▶ [Input data]:
____

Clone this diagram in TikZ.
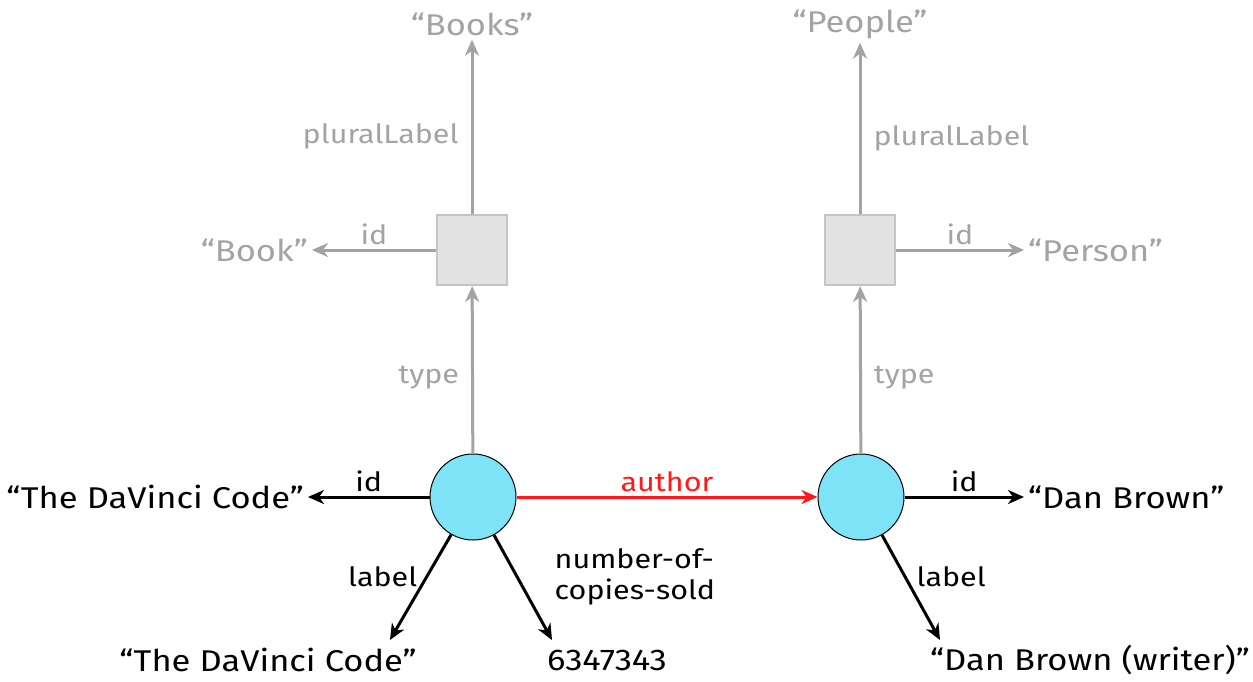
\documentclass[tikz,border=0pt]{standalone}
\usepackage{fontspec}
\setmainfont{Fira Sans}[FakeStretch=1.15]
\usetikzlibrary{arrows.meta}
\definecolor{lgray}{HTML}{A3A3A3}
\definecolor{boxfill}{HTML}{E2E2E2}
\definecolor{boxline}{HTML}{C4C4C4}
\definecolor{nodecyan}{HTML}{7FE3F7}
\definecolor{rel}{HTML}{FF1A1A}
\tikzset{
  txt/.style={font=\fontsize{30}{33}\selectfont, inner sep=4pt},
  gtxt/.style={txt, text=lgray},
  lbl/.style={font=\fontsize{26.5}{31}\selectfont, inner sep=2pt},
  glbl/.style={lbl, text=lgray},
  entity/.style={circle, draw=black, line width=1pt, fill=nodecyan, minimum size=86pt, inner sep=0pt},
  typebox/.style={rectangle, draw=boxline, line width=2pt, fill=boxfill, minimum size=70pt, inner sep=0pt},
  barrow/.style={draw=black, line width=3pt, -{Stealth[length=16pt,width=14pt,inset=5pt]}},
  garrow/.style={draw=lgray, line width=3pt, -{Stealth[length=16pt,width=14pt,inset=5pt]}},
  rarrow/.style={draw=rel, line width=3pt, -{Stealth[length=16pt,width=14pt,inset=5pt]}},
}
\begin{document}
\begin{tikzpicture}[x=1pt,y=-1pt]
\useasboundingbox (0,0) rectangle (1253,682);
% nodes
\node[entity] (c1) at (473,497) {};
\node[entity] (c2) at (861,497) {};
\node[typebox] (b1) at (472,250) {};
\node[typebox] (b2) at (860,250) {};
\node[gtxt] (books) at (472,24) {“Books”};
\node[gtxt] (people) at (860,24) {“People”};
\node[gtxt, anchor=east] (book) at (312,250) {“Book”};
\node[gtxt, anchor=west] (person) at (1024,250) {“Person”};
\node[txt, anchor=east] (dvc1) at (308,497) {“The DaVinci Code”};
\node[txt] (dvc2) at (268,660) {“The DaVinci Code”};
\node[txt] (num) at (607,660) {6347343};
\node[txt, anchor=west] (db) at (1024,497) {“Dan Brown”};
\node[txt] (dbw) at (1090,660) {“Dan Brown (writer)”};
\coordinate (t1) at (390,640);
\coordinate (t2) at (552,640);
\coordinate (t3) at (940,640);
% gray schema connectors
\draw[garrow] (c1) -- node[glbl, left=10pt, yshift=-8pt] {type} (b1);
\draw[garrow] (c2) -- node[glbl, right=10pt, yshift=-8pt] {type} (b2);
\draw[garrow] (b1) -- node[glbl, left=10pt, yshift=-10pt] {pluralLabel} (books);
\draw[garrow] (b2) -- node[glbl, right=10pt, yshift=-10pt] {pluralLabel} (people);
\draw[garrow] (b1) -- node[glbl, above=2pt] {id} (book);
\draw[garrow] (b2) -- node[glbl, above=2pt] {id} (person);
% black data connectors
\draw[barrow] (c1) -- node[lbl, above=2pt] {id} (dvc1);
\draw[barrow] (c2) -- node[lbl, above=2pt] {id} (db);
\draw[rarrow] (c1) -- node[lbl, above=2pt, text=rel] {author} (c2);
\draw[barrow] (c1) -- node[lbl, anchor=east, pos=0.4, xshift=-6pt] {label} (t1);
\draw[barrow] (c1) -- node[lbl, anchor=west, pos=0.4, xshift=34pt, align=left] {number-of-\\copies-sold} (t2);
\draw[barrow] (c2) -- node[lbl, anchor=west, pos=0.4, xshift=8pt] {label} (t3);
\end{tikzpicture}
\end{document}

____

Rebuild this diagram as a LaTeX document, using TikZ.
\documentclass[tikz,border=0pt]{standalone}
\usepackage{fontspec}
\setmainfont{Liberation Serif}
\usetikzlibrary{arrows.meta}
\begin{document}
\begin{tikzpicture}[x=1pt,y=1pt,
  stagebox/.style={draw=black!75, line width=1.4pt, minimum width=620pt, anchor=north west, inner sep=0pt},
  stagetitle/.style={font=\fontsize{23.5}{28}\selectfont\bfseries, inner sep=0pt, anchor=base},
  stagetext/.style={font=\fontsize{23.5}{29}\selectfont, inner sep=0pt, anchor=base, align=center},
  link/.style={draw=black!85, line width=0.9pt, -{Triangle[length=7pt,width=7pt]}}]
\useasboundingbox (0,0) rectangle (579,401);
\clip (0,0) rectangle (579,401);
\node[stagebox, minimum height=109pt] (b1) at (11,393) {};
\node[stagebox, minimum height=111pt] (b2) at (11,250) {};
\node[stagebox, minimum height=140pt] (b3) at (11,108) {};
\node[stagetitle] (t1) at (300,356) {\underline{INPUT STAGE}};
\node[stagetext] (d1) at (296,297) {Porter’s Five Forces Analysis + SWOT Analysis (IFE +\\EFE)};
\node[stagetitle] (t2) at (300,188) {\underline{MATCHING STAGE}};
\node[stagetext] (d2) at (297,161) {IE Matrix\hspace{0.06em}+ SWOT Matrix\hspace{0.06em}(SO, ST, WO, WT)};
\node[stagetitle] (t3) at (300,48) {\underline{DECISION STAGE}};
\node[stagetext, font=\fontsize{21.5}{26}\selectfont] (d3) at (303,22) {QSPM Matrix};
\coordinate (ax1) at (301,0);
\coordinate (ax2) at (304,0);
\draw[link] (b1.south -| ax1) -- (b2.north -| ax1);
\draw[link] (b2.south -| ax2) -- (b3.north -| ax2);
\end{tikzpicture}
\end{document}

____

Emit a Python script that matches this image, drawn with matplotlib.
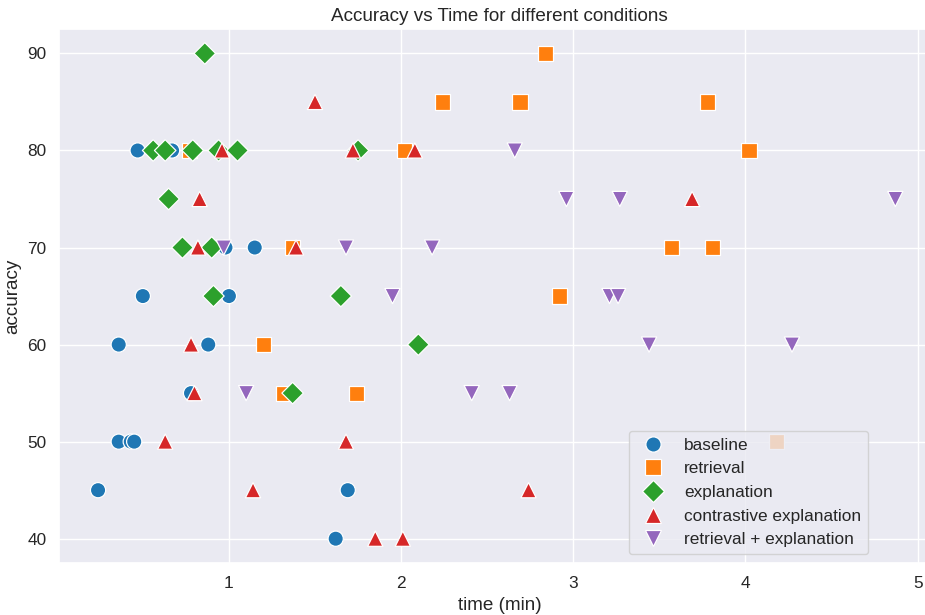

____

▶ [Exercise objective]: Scan the material above. Extract every line in which the word "this" occurs.

▶ [Exercise solution]:
Clone this diagram in TikZ.
Rebuild this diagram as a LaTeX document, using TikZ.
Emit a Python script that matches this image, drawn with matplotlib.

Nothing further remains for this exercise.